Zulip Chat Archive
Stream: new members
Topic: sneaky fin cast rant
Alex Meiburg (Jan 16 2024 at 08:56):
<rant> I can't believe this was allowed to compile.
def garbage : (Fin 10 → List ℕ) → List ℕ :=
fun f => f 37
After a long while digging I learned that there's an implicit cast of 37
to Fin 10
using Fin.ofNat'
which just uses 37 % 10
. But that is very hidden, and unless you have used Fin.ofNat'
deliberately before, that seems easy to miss!
While this isn't exactly a "bug", it seems like the kind of sneaky error that could easily lead to a bad theorem. That is... with a formal theorem prover, of course we should only have to trust the core + the theorem statement. But this kind of sneaky and surprising implicit cast seems like the kind of thing that could easily lead to an incorrect theorem statement.
</rant>
Mario Carneiro (Jan 16 2024 at 09:04):
It would be possible to have Fin numerals only compile if they were less than the max value. The problem is that we want Fin n
to be a ring, and we want rings to have arbitrary numerals
Kevin Buzzard (Jan 16 2024 at 09:27):
Not everybody wants Fin n
to be a ring! That's the point of ZMod n
. Like Alex I think our design decisions here have been very weird. Note that Fin 0
isn't a ring, which makes things even more confusing.

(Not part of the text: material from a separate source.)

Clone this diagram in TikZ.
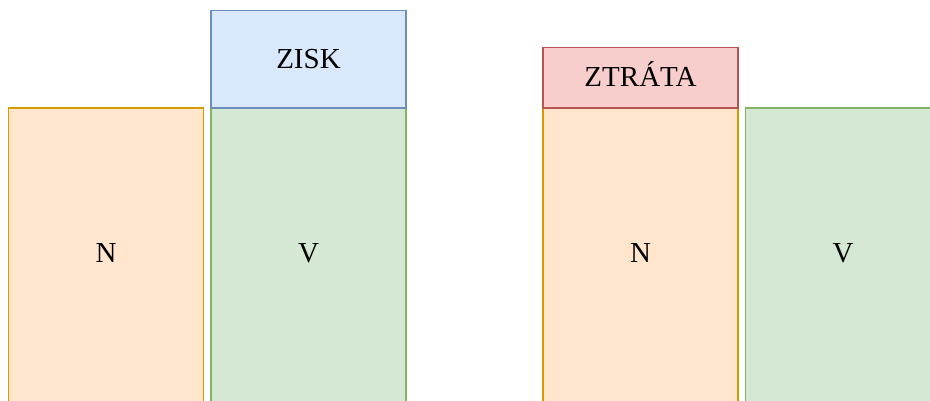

Kevin Buzzard (Jan 16 2024 at 09:43):
Now numerals work completely differently we can have the thing that we actually want (3 : Fin 10 working) without having to also allow the thing that far fewer people seem to want (37 : Fin 10 working) and which drove the community to define an addition on Fin n in the first place.
Eric Wieser (Jan 16 2024 at 09:55):
Maybe the ring instance is used rarely enough that we can put it behind an open scoped
?
Eric Wieser (Jan 16 2024 at 09:56):
When using Fin (2 ^ n)
(docs#Std.BitVec, UInt64
, etc) we definitely want it to be a ring, but those files could happily open the scope
Joseph Myers (Jan 17 2024 at 00:38):
Fin n
is used for indices where informal mathematics would have indices from 1 to n, and it's very common in such informal mathematics for out-of-range indices to be considered mod n. I think allowing 37 in Fin 10
, and having it at least be an additive group, is entirely consistent with this informal usage (this is nothing like the case of junk values from e.g. division by zero, which is not common in informal usage), even if the full ring structure is less common.